Concordando que 'amor' é onda gigante, erguida meio irracionalmente de plácido, imenso e raso leito – e que afoga marujos e sereias e mariscos, sem distinção ou privilégios; que, em infértil e volátil areia, sepulta promessas vãs e preserva tesouros de estanho; que faz revirar na espuma vestes de mendigos e dançarinas, moedas com a cara dourada de reis, reis coroados ou carecas, príncipes em bustos de mármore e seus cavalos e seus estábulos; que ruge silenciosamente sua cantiga, em harmonia com o tempo, até o fim dos tempos – enfim: uma onda de plena iniquidade! – pretende-se que a ‘vontade’ – desavisada, ingênua, até – comporte-se como o quê? Uma espécie de heroína, por certo! E que armas ela poderia deter?...
(Boa parte das pessoas que conheço faz o que atina ser correto a partir de sua vontade de acertar – para as boas coisas, para o bem, para a paz; para atender uma necessidade, cumprir uma missão, sentir prazer além do sensorial. Parcela significante de pessoas (umas conheço bem) faz o que lhe dá na telha, sem se preocupar com as consequências. Vontade de fazer o certo é raridade.)
Enquanto os briguentos continuavam em cantos opostos fiquei pensando: sendo madrinha da ‘vontade’, eu lhe daria um escudo de matéria translúcida e blindada de forma a envolvê-la como uma armadura (feito aquela roupa alienígena do Homem Aranha); soprar-lhe-ia sabedoria para discernir o que perder e o que ganhar - encasulada, protegida, ela saberia, finalmente, do que valeria a pena se defender. Dar-lhe-ia ainda uma lança com ponteira encantada, para atingir fatalmente certos seres sobrenaturais: lobisomem e esperança vêm do mesmo lugar, quem sabe...
E – definitivamente, não! - não lhe daria mais coisas em que pensar: qual o limite do amor? A ingratidão perde a afeição? (eis um dito, por nossas plagas nordestinas) Qual o sentido de olhares compridos e agoniados sobre o amor dos outros?
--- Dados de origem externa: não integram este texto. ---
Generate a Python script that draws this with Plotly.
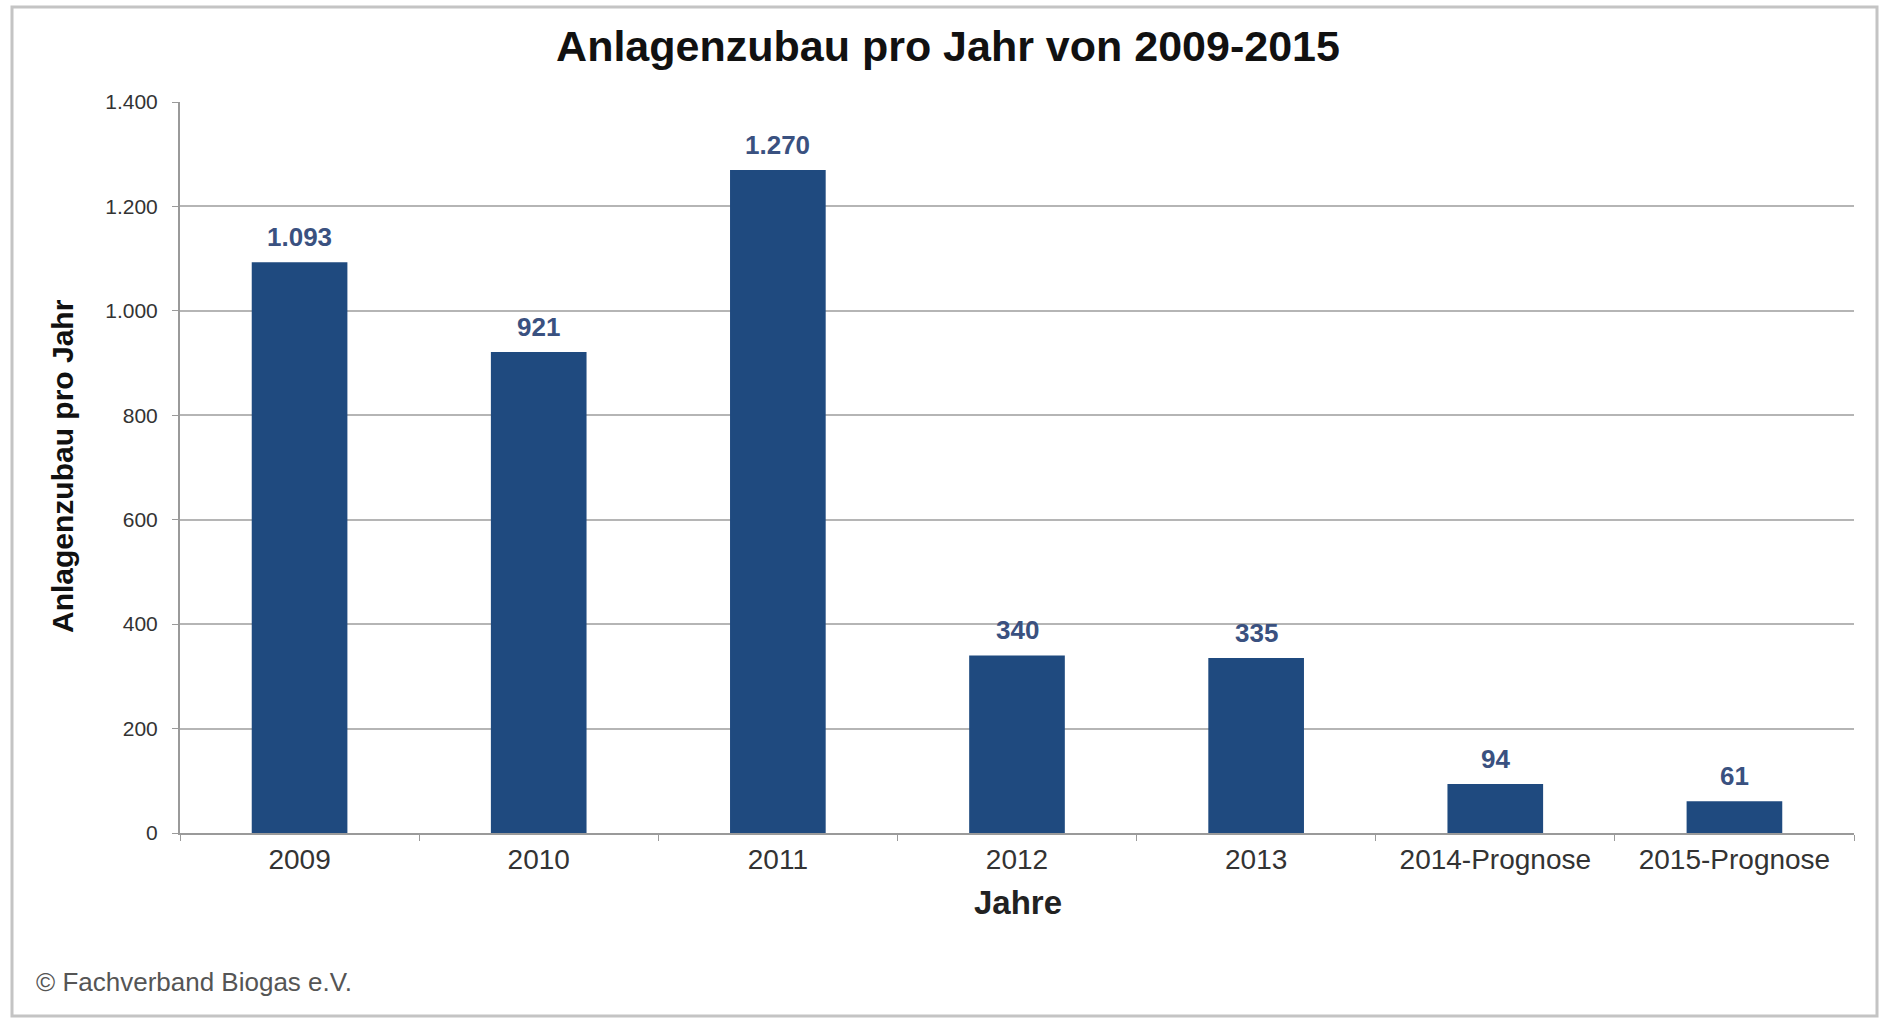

Eles farão as pazes?
Outra incerteza se agitou: por longos quinze minutos, houve uma contenda entre duas de mim: desejo de beber os beijos e abraços e carinhos que pareciam sobrar dos dois, não fora a briga (eu lembrava mesmo da outra viagem!) e perfeito alívio em não me embriagar daquilo.
Segurei minha onda... Esperei.
O rapaz se reaproximou e tirou delicadamente os óculos do rosto da moça: ela os colheu dos dedos morenos e guardou o móvel da discórdia no bolsinho da mochila. O abraço veio suave, os rostos se achegando, alinhando testas, narizes, hálitos... Não houve (ao menos ouvidos por mim) pedidos de desculpas; vi dois pares de olhos perdidos, um no reflexo do outro. Perder-se assim tem efeito de perdão, parece...
O restante da viagem foi tranquilo – que nem final de torneio em campo de várzea, quando um time é dono da bola e o outro detém as traves. (E é sempre um jogo: ao final, eu perco – mas nem sempre é uma derrota; talvez seja como achar os óculos perfeitos – bons, bonitos, baratos – e não precisar usá-los.)
Segurar a onda? Esperar?
Afogar-me novamente – ah, quem me dera! – e cantar ‘a palavra que nunca foi dita’.